Copy nothing but the text: reproduce each line of the listing exactly and leave the pictures out.

━━━ Data section

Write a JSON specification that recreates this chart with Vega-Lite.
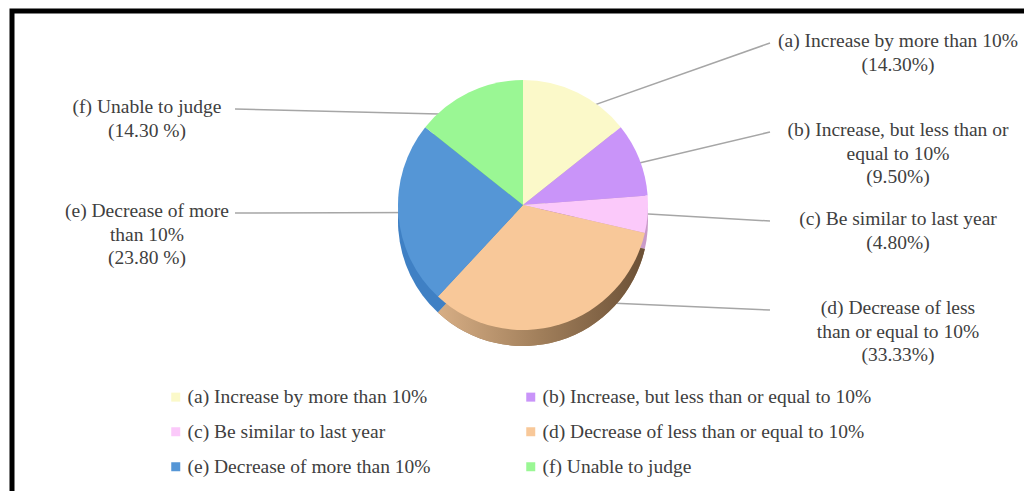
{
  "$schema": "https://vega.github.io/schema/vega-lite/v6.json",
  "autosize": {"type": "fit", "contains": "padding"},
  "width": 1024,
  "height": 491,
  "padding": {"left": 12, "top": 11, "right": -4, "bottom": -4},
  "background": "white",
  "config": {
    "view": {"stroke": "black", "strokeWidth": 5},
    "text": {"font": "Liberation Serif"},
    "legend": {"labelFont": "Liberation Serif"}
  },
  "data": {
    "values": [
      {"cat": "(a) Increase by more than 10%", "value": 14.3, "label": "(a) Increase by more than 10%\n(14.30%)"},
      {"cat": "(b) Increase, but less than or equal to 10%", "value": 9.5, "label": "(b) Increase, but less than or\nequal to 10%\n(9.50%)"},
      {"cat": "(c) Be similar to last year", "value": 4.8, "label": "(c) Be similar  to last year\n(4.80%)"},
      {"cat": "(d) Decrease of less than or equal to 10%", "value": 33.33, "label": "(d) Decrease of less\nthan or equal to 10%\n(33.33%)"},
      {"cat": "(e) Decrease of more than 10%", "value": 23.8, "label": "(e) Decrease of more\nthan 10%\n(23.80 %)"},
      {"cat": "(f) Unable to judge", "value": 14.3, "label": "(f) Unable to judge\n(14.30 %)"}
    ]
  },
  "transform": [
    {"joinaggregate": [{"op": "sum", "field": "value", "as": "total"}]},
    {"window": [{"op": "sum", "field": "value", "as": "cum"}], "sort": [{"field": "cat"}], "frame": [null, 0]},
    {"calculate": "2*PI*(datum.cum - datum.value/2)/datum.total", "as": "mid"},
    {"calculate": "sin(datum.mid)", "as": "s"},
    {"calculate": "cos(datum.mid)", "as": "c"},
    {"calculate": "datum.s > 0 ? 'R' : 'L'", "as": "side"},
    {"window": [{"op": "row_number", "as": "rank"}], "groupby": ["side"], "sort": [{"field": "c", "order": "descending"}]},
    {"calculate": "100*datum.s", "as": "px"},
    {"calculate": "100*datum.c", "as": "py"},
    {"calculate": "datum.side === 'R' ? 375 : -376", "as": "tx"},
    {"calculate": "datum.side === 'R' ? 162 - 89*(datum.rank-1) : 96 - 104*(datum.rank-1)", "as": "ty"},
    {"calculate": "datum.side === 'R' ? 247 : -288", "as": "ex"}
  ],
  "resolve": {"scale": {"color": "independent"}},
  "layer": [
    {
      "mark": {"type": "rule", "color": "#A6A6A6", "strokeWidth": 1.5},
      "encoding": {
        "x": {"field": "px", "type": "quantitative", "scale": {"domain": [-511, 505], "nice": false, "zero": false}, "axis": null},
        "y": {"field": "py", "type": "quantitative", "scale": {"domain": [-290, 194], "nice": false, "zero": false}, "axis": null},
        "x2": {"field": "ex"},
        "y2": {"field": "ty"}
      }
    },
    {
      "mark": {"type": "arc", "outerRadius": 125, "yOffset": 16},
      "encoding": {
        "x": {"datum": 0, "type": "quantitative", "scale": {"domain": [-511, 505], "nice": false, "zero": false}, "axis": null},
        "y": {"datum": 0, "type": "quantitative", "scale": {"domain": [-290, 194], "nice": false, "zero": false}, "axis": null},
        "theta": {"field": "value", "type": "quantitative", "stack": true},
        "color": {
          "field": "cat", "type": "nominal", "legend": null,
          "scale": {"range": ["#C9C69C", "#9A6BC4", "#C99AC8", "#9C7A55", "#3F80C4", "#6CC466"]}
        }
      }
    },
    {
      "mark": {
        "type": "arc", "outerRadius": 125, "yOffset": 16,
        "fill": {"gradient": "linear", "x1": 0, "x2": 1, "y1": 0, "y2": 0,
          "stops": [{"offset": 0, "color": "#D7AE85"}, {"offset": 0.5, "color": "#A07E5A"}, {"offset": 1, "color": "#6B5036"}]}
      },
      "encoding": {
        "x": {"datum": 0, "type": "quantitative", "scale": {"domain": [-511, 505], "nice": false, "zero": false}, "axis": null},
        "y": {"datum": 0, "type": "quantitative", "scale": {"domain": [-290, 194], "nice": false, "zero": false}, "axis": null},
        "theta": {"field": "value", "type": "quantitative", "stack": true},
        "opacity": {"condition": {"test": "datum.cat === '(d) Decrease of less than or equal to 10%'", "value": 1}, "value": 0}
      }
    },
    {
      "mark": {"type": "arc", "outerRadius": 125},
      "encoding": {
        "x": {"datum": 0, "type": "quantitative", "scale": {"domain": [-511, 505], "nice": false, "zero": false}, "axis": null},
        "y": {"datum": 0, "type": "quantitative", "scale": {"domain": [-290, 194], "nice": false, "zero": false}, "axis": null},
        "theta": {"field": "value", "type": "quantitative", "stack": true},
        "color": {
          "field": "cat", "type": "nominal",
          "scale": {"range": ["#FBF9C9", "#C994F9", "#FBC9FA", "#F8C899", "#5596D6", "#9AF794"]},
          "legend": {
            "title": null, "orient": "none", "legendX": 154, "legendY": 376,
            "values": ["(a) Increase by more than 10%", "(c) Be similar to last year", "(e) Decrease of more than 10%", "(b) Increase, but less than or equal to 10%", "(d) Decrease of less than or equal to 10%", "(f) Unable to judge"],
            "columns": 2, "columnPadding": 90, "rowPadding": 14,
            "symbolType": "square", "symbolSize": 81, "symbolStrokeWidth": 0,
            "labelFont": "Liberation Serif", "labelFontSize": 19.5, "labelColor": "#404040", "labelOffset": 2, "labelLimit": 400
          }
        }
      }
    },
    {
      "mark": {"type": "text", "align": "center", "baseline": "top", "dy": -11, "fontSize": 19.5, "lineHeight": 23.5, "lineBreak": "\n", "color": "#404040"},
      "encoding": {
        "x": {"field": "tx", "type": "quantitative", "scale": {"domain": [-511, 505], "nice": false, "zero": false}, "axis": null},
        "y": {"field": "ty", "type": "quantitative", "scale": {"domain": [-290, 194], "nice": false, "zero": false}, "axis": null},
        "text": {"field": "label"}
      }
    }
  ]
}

━━━━━━

Solution for this task ->
Write a JSON specification that recreates this chart with Vega-Lite.
{
  "$schema": "https://vega.github.io/schema/vega-lite/v6.json",
  "autosize": {"type": "fit", "contains": "padding"},
  "width": 1024,
  "height": 491,
  "padding": {"left": 12, "top": 11, "right": -4, "bottom": -4},
  "background": "white",
  "config": {
    "view": {"stroke": "black", "strokeWidth": 5},
    "text": {"font": "Liberation Serif"},
    "legend": {"labelFont": "Liberation Serif"}
  },
  "data": {
    "values": [
      {"cat": "(a) Increase by more than 10%", "value": 14.3, "label": "(a) Increase by more than 10%\n(14.30%)"},
      {"cat": "(b) Increase, but less than or equal to 10%", "value": 9.5, "label": "(b) Increase, but less than or\nequal to 10%\n(9.50%)"},
      {"cat": "(c) Be similar to last year", "value": 4.8, "label": "(c) Be similar  to last year\n(4.80%)"},
      {"cat": "(d) Decrease of less than or equal to 10%", "value": 33.33, "label": "(d) Decrease of less\nthan or equal to 10%\n(33.33%)"},
      {"cat": "(e) Decrease of more than 10%", "value": 23.8, "label": "(e) Decrease of more\nthan 10%\n(23.80 %)"},
      {"cat": "(f) Unable to judge", "value": 14.3, "label": "(f) Unable to judge\n(14.30 %)"}
    ]
  },
  "transform": [
    {"joinaggregate": [{"op": "sum", "field": "value", "as": "total"}]},
    {"window": [{"op": "sum", "field": "value", "as": "cum"}], "sort": [{"field": "cat"}], "frame": [null, 0]},
    {"calculate": "2*PI*(datum.cum - datum.value/2)/datum.total", "as": "mid"},
    {"calculate": "sin(datum.mid)", "as": "s"},
    {"calculate": "cos(datum.mid)", "as": "c"},
    {"calculate": "datum.s > 0 ? 'R' : 'L'", "as": "side"},
    {"window": [{"op": "row_number", "as": "rank"}], "groupby": ["side"], "sort": [{"field": "c", "order": "descending"}]},
    {"calculate": "100*datum.s", "as": "px"},
    {"calculate": "100*datum.c", "as": "py"},
    {"calculate": "datum.side === 'R' ? 375 : -376", "as": "tx"},
    {"calculate": "datum.side === 'R' ? 162 - 89*(datum.rank-1) : 96 - 104*(datum.rank-1)", "as": "ty"},
    {"calculate": "datum.side === 'R' ? 247 : -288", "as": "ex"}
  ],
  "resolve": {"scale": {"color": "independent"}},
  "layer": [
    {
      "mark": {"type": "rule", "color": "#A6A6A6", "strokeWidth": 1.5},
      "encoding": {
        "x": {"field": "px", "type": "quantitative", "scale": {"domain": [-511, 505], "nice": false, "zero": false}, "axis": null},
        "y": {"field": "py", "type": "quantitative", "scale": {"domain": [-290, 194], "nice": false, "zero": false}, "axis": null},
        "x2": {"field": "ex"},
        "y2": {"field": "ty"}
      }
    },
    {
      "mark": {"type": "arc", "outerRadius": 125, "yOffset": 16},
      "encoding": {
        "x": {"datum": 0, "type": "quantitative", "scale": {"domain": [-511, 505], "nice": false, "zero": false}, "axis": null},
        "y": {"datum": 0, "type": "quantitative", "scale": {"domain": [-290, 194], "nice": false, "zero": false}, "axis": null},
        "theta": {"field": "value", "type": "quantitative", "stack": true},
        "color": {
          "field": "cat", "type": "nominal", "legend": null,
          "scale": {"range": ["#C9C69C", "#9A6BC4", "#C99AC8", "#9C7A55", "#3F80C4", "#6CC466"]}
        }
      }
    },
    {
      "mark": {
        "type": "arc", "outerRadius": 125, "yOffset": 16,
        "fill": {"gradient": "linear", "x1": 0, "x2": 1, "y1": 0, "y2": 0,
          "stops": [{"offset": 0, "color": "#D7AE85"}, {"offset": 0.5, "color": "#A07E5A"}, {"offset": 1, "color": "#6B5036"}]}
      },
      "encoding": {
        "x": {"datum": 0, "type": "quantitative", "scale": {"domain": [-511, 505], "nice": false, "zero": false}, "axis": null},
        "y": {"datum": 0, "type": "quantitative", "scale": {"domain": [-290, 194], "nice": false, "zero": false}, "axis": null},
        "theta": {"field": "value", "type": "quantitative", "stack": true},
        "opacity": {"condition": {"test": "datum.cat === '(d) Decrease of less than or equal to 10%'", "value": 1}, "value": 0}
      }
    },
    {
      "mark": {"type": "arc", "outerRadius": 125},
      "encoding": {
        "x": {"datum": 0, "type": "quantitative", "scale": {"domain": [-511, 505], "nice": false, "zero": false}, "axis": null},
        "y": {"datum": 0, "type": "quantitative", "scale": {"domain": [-290, 194], "nice": false, "zero": false}, "axis": null},
        "theta": {"field": "value", "type": "quantitative", "stack": true},
        "color": {
          "field": "cat", "type": "nominal",
          "scale": {"range": ["#FBF9C9", "#C994F9", "#FBC9FA", "#F8C899", "#5596D6", "#9AF794"]},
          "legend": {
            "title": null, "orient": "none", "legendX": 154, "legendY": 376,
            "values": ["(a) Increase by more than 10%", "(c) Be similar to last year", "(e) Decrease of more than 10%", "(b) Increase, but less than or equal to 10%", "(d) Decrease of less than or equal to 10%", "(f) Unable to judge"],
            "columns": 2, "columnPadding": 90, "rowPadding": 14,
            "symbolType": "square", "symbolSize": 81, "symbolStrokeWidth": 0,
            "labelFont": "Liberation Serif", "labelFontSize": 19.5, "labelColor": "#404040", "labelOffset": 2, "labelLimit": 400
          }
        }
      }
    },
    {
      "mark": {"type": "text", "align": "center", "baseline": "top", "dy": -11, "fontSize": 19.5, "lineHeight": 23.5, "lineBreak": "\n", "color": "#404040"},
      "encoding": {
        "x": {"field": "tx", "type": "quantitative", "scale": {"domain": [-511, 505], "nice": false, "zero": false}, "axis": null},
        "y": {"field": "ty", "type": "quantitative", "scale": {"domain": [-290, 194], "nice": false, "zero": false}, "axis": null},
        "text": {"field": "label"}
      }
    }
  ]
}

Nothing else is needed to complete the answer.